_Challenge_
Write out all lines holding the word "this".

Figure scripts:

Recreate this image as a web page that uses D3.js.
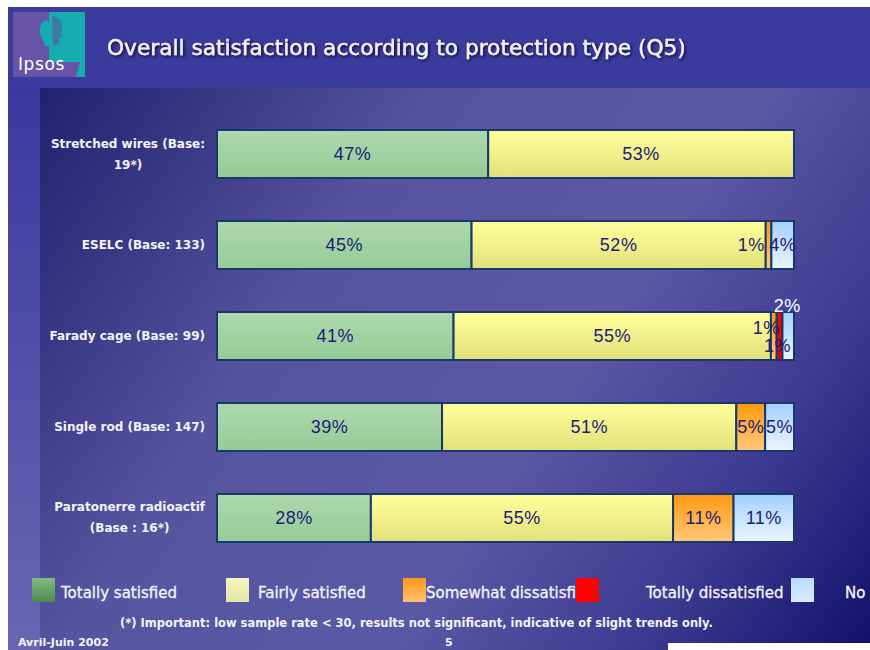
<!DOCTYPE html>
<html>
<head>
<meta charset="utf-8">
<script src="https://cdn.jsdelivr.net/npm/d3@7"></script>
<style>
  html, body { margin: 0; padding: 0; background: #ffffff; }
  svg { display: block; }
</style>
</head>
<body>
<svg id="chart" width="870" height="650"></svg>
<script>
// ---------------- DATA ----------------
const categories = [
  ["Stretched wires (Base:", "19*)"],
  ["ESELC (Base: 133)"],
  ["Farady cage (Base: 99)"],
  ["Single rod (Base: 147)"],
  ["Paratonerre radioactif", "(Base : 16*)"]
];
const seriesNames = ["Totally satisfied", "Fairly satisfied", "Somewhat dissatisfied", "Totally dissatisfied", "No answer"];
const legendLabels = ["Totally satisfied", "Fairly satisfied", "Somewhat dissatisfi", "Totally dissatisfied", "No"];
const totallySatisfied   = [47, 45, 41, 39, 28];
const fairlySatisfied    = [53, 52, 55, 51, 55];
const somewhatDissat     = [0, 1, 1, 5, 11];
const totallyDissat      = [0, 0, 1, 0, 0];
const noAnswer           = [0, 4, 2, 5, 11];
const title = "Overall satisfaction according to protection type (Q5)";
const footnote = "(*) Important: low sample rate < 30, results not significant, indicative of slight trends only.";
const dateLabel = "Avril-Juin 2002";
const pageLabel = "5";

// ---------------- STYLE / LAYOUT ----------------
const seriesValues = [totallySatisfied, fairlySatisfied, somewhatDissat, totallyDissat, noAnswer];
const barGrad = [["#aed9ae", "#96ca96"], ["#ffff9c", "#e2e07a"], ["#ff9810", "#ffc878"], ["#ff0000", "#ee0000"], ["#a2d0ff", "#eaf5ff"]];
const legGrad = [["#80bc80", "#4c8a4c"], ["#f6f6c0", "#e4e4a6"], ["#ff9818", "#ffc070"], ["#ff0000", "#ff0000"], ["#b8dcff", "#d8ecff"]];
const legendLayout = [
  {sx: 32, tx: 61},
  {sx: 226, tx: 258},
  {sx: 403, tx: 426},
  {sx: 576, tx: 646},
  {sx: 791, tx: 845}
];

const svg = d3.select("#chart");
const defs = svg.append("defs");

// background gradients
const bg = defs.append("linearGradient").attr("id", "bgGrad")
  .attr("gradientUnits", "userSpaceOnUse")
  .attr("x1", 40).attr("y1", 88).attr("x2", 870).attr("y2", 650);
[[0, "#222170"], [0.33, "#56549f"], [0.6, "#5b58a6"], [0.8, "#3e3b92"], [1, "#12106a"]]
  .forEach(([o, c]) => bg.append("stop").attr("offset", o).attr("stop-color", c));
const side = defs.append("linearGradient").attr("id", "sideGrad").attr("x1", 0).attr("y1", 0).attr("x2", 0).attr("y2", 1);
[[0, "#3a3a9e"], [1, "#6a66b4"]].forEach(([o, c]) => side.append("stop").attr("offset", o).attr("stop-color", c));

barGrad.forEach((g, i) => {
  const lg = defs.append("linearGradient").attr("id", "bar" + i).attr("x1", 0).attr("y1", 0).attr("x2", 0).attr("y2", 1);
  lg.append("stop").attr("offset", 0).attr("stop-color", g[0]);
  lg.append("stop").attr("offset", 1).attr("stop-color", g[1]);
});
legGrad.forEach((g, i) => {
  const lg = defs.append("linearGradient").attr("id", "leg" + i).attr("x1", 0).attr("y1", 0).attr("x2", 0).attr("y2", 1);
  lg.append("stop").attr("offset", 0).attr("stop-color", g[0]);
  lg.append("stop").attr("offset", 1).attr("stop-color", g[1]);
});
const shadow = defs.append("filter").attr("id", "shadow").attr("x", "-5%").attr("y", "-20%").attr("width", "110%").attr("height", "140%");
shadow.append("feDropShadow").attr("dx", 1.5).attr("dy", 1.5).attr("stdDeviation", 0.8).attr("flood-color", "#101030").attr("flood-opacity", 0.9);

// slide background
svg.append("rect").attr("x", 8).attr("y", 7).attr("width", 862).attr("height", 643).attr("fill", "#3b3a9d");
svg.append("rect").attr("x", 8).attr("y", 88).attr("width", 32).attr("height", 562).attr("fill", "url(#sideGrad)");
svg.append("rect").attr("x", 40).attr("y", 88).attr("width", 830).attr("height", 562).attr("fill", "url(#bgGrad)");
svg.append("rect").attr("x", 668).attr("y", 643).attr("width", 202).attr("height", 7).attr("fill", "#ffffff");

// logo
const logo = svg.append("g");
logo.append("rect").attr("x", 13).attr("y", 12).attr("width", 72).attr("height", 65).attr("fill", "#6655a6");
logo.append("path").attr("d", "M49,12 L85,12 L85,77 L76,77 L80,62 L49,62 Z").attr("fill", "#17adb0");
logo.append("path").attr("d", "M46,20 C39,22 38,34 43,40 L45,46 L51,46 L51,24 Z").attr("fill", "#17adb0");
logo.append("path").attr("d", "M52,16 C61,16 64,26 61,32 L63,36 L59,38 L59,44 L53,46 Z").attr("fill", "#5f4f9e").attr("opacity", 0.55);
logo.append("text").attr("x", 18).attr("y", 70).text("Ipsos")
  .attr("font-family", "DejaVu Sans, sans-serif").attr("font-size", 17).attr("letter-spacing", 0.6)
  .attr("fill", "#ffffff");

// title
svg.append("text").attr("x", 107).attr("y", 55).text(title)
  .attr("font-family", "DejaVu Sans, sans-serif").attr("font-size", 21.7)
  .attr("fill", "#f2f2f2").attr("stroke", "#f2f2f2").attr("stroke-width", 0.4)
  .attr("filter", "url(#shadow)");

// scales
const y = d3.scaleBand().domain(d3.range(categories.length)).range([130, 542]).paddingInner(0.4725).paddingOuter(0);
const rows = categories.map((c, i) => {
  const vals = seriesValues.map(s => s[i]);
  const total = d3.sum(vals);
  const x = d3.scaleLinear().domain([0, total]).range([217, 794]);
  let acc = 0;
  const segs = vals.map((v, k) => { const s = {k, v, x0: x(acc), x1: x(acc + v)}; acc += v; return s; });
  return {i, segs};
});

const gRows = svg.append("g").selectAll("g").data(rows).join("g");
gRows.each(function(r) {
  const g = d3.select(this);
  const top = y(r.i), h = y.bandwidth(), cy = top + h / 2;
  const segs = r.segs.filter(s => s.v > 0);
  g.selectAll("rect").data(segs).join("rect")
    .attr("x", s => s.x0).attr("y", top)
    .attr("width", s => Math.max(0, s.x1 - s.x0)).attr("height", h)
    .attr("fill", s => `url(#bar${s.k})`)
    .attr("stroke", "#173a6a").attr("stroke-width", 2);
  g.selectAll("text").data(segs).join("text")
    .text(s => s.v + "%")
    .attr("font-family", "Liberation Sans, Arial, sans-serif")
    .attr("font-size", 18)
    .attr("letter-spacing", 0.5)
    .attr("dominant-baseline", "central")
    .each(function(s) {
      const t = d3.select(this);
      const w = s.x1 - s.x0;
      const redSmall = r.segs[3].v > 0 && r.segs[3].v <= 2;
      if (s.k === 4 && s.v <= 2) {
        t.attr("x", (s.x0 + s.x1) / 2 - 1).attr("y", top - 6).attr("text-anchor", "middle").attr("fill", "#ffffff");
      } else if (s.k === 3 && s.v <= 2) {
        t.attr("x", (s.x0 + s.x1) / 2 - 2).attr("y", cy + 10).attr("text-anchor", "middle").attr("fill", "#1c1c70");
      } else if (w < 12) {
        t.attr("x", redSmall ? s.x1 + 3 : s.x0 - 1).attr("y", redSmall ? cy - 8 : cy).attr("text-anchor", "end").attr("fill", "#1c1c70");
      } else {
        t.attr("x", (s.x0 + s.x1) / 2).attr("y", cy).attr("text-anchor", "middle").attr("fill", "#1c1c78");
      }
    });
});

// category labels
const labG = svg.append("g");
categories.forEach((lines, i) => {
  const cy = y(i) + y.bandwidth() / 2;
  const t = labG.append("text")
    .attr("font-family", "DejaVu Sans, sans-serif").attr("font-size", 12).attr("font-weight", "bold")
    .attr("fill", "#f4f4f8").attr("text-anchor", "middle");
  lines.forEach((ln, j) => {
    t.append("tspan").text(ln).attr("y", cy + 4 + (j - (lines.length - 1) / 2) * 21);
  });
  const widths = [];
  t.selectAll("tspan").each(function() { widths.push(this.getComputedTextLength()); });
  const cx = 205 - d3.max(widths) / 2;
  t.selectAll("tspan").attr("x", cx);
});

// legend
const leg = svg.append("g");
legendLabels.forEach((lab, i) => {
  const L = legendLayout[i];
  leg.append("text").attr("x", L.tx).attr("y", 598).text(lab)
    .attr("font-family", "DejaVu Sans, sans-serif").attr("font-size", 15)
    .attr("fill", "#f4f4f8").attr("stroke", "#f4f4f8").attr("stroke-width", 0.3);
});
legendLabels.forEach((lab, i) => {
  const L = legendLayout[i];
  leg.append("rect").attr("x", L.sx).attr("y", 578).attr("width", 23).attr("height", 24)
    .attr("fill", `url(#leg${i})`);
});

// footnote & footer
svg.append("text").attr("x", 120).attr("y", 627).text(footnote)
  .attr("font-family", "DejaVu Sans, sans-serif").attr("font-size", 11.5).attr("font-weight", "bold").attr("fill", "#f4f4f8");
svg.append("text").attr("x", 18).attr("y", 645.5).text(dateLabel)
  .attr("font-family", "DejaVu Sans, sans-serif").attr("font-size", 11).attr("font-weight", "bold").attr("fill", "#f4f4f8");
svg.append("text").attr("x", 445).attr("y", 645.5).text(pageLabel)
  .attr("font-family", "DejaVu Sans, sans-serif").attr("font-size", 11).attr("font-weight", "bold").attr("fill", "#f4f4f8");
</script>
</body>
</html>
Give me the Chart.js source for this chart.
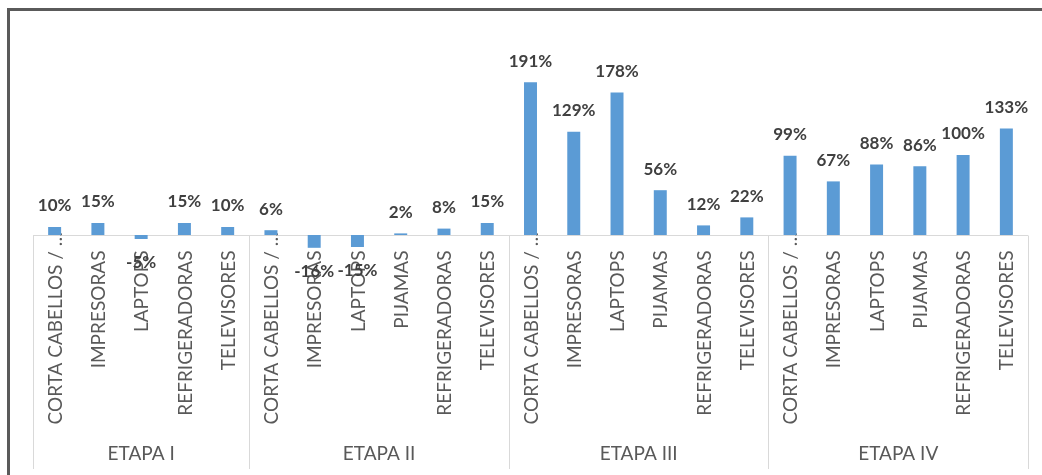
<!DOCTYPE html>
<html>
<head>
<meta charset="utf-8">
<script src="https://cdn.jsdelivr.net/npm/chart.js@4"></script>
<style>
  html, body { margin: 0; padding: 0; background: #fff; overflow: hidden; }
  .frame {
    position: absolute; left: 7px; top: 8px; width: 1200px; height: 600px;
    border-left: 3px solid #5a5a5a; border-top: 3px solid #5a5a5a;
  }
  .wrap { position: absolute; left: 0; top: 0; width: 1042px; height: 475px; }
</style>
</head>
<body>
<div class="frame"></div>
<div class="wrap"><canvas class="js-chart"></canvas></div>
<script>
const ctx = document.querySelector(".js-chart").getContext("2d");

const products = [
  "CORTA CABELLOS / …", "IMPRESORAS", "LAPTOPS", "REFRIGERADORAS", "TELEVISORES",
  "CORTA CABELLOS / …", "IMPRESORAS", "LAPTOPS", "PIJAMAS", "REFRIGERADORAS", "TELEVISORES",
  "CORTA CABELLOS / …", "IMPRESORAS", "LAPTOPS", "PIJAMAS", "REFRIGERADORAS", "TELEVISORES",
  "CORTA CABELLOS / …", "IMPRESORAS", "LAPTOPS", "PIJAMAS", "REFRIGERADORAS", "TELEVISORES",
];
const stages = ["ETAPA I", "ETAPA II", "ETAPA III", "ETAPA IV"];
const stageSizes = [5, 6, 6, 6];
const growth = [
  10, 15, -5, 15, 10,
  6, -16, -15, 2, 8, 15,
  191, 129, 178, 56, 12, 22,
  99, 67, 88, 86, 100, 133,
];

const GREY_TEXT = "#595959";
const BOX_LINE = "#d9d9d9";

// category box under the zero line: rotated product names, stage dividers, stage names
const stageBoxes = {
  id: "stageBoxes",
  beforeDatasetsDraw(chart) {
    const { ctx, chartArea, scales: { x, y } } = chart;
    const zero = Math.round(y.getPixelForValue(0)) + 0.5;
    const half = (x.getPixelForValue(1) - x.getPixelForValue(0)) / 2;
    const bottom = chart.height - 6;
    ctx.save();
    ctx.strokeStyle = BOX_LINE;
    ctx.lineWidth = 1;
    ctx.beginPath();
    ctx.moveTo(chartArea.left, zero);
    ctx.lineTo(chartArea.right, zero);
    let start = 0;
    const edges = [chartArea.left];
    stageSizes.forEach((n) => {
      start += n;
      edges.push(x.getPixelForValue(start - 1) + half);
    });
    edges.forEach((e) => {
      const px = Math.round(e) + 0.5;
      ctx.moveTo(px, zero);
      ctx.lineTo(px, bottom);
    });
    ctx.stroke();

    ctx.fillStyle = GREY_TEXT;
    ctx.font = "19px Lato";
    ctx.textBaseline = "middle";

    // product names read bottom-to-top; long ones are pulled up to fit the band
    ctx.textAlign = "right";
    const bandTop = zero + 15;
    const bandBottom = zero + 189;
    products.forEach((name, i) => {
      const w = ctx.measureText(name).width;
      const top = Math.min(bandTop, bandBottom - w);
      ctx.save();
      ctx.translate(x.getPixelForValue(i) + 1, top);
      ctx.rotate(-Math.PI / 2);
      ctx.fillText(name, 0, 0);
      ctx.restore();
    });

    ctx.textAlign = "center";
    stages.forEach((name, i) => {
      ctx.fillText(name, (edges[i] + edges[i + 1]) / 2, bottom - 15);
    });
    ctx.restore();
  },
};

// value labels above positive bars and below negative ones
const valueLabels = {
  id: "valueLabels",
  afterDatasetsDraw(chart) {
    const { ctx } = chart;
    const meta = chart.getDatasetMeta(0);
    ctx.save();
    ctx.fillStyle = "#404040";
    ctx.font = "bold 17px Lato";
    ctx.textAlign = "center";
    ctx.textBaseline = "middle";
    meta.data.forEach((bar, i) => {
      const v = growth[i];
      const ty = v >= 0 ? bar.y - 21 : bar.y + 24;
      ctx.fillText(v + "%", bar.x, ty);
    });
    ctx.restore();
  },
};

new Chart(ctx, {
  type: "bar",
  data: {
    labels: products,
    datasets: [
      {
        data: growth,
        backgroundColor: "#5b9bd5",
        categoryPercentage: 1,
        barPercentage: 0.3,
      },
    ],
  },
  options: {
    responsive: true,
    maintainAspectRatio: false,
    animation: false,
    layout: { padding: { left: 33, right: 14, top: 35, bottom: 29 } },
    plugins: { legend: { display: false }, tooltip: { enabled: false } },
    scales: {
      x: {
        grid: { display: false, drawTicks: false },
        border: { display: false },
        ticks: { display: false },
        afterFit(scale) {
          scale.height = 195;
        },
      },
      y: {
        display: false,
        min: -20,
        max: 250,
      },
    },
  },
  plugins: [stageBoxes, valueLabels],
});
</script>
</body>
</html>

_In response_
Recreate this image as a web page that uses D3.js.
  const g = d3.select(this);
      const t = d3.select(this);
  t.selectAll("tspan").each(function() { widths.push(this.getComputedTextLength()); });
Give me the Chart.js source for this chart.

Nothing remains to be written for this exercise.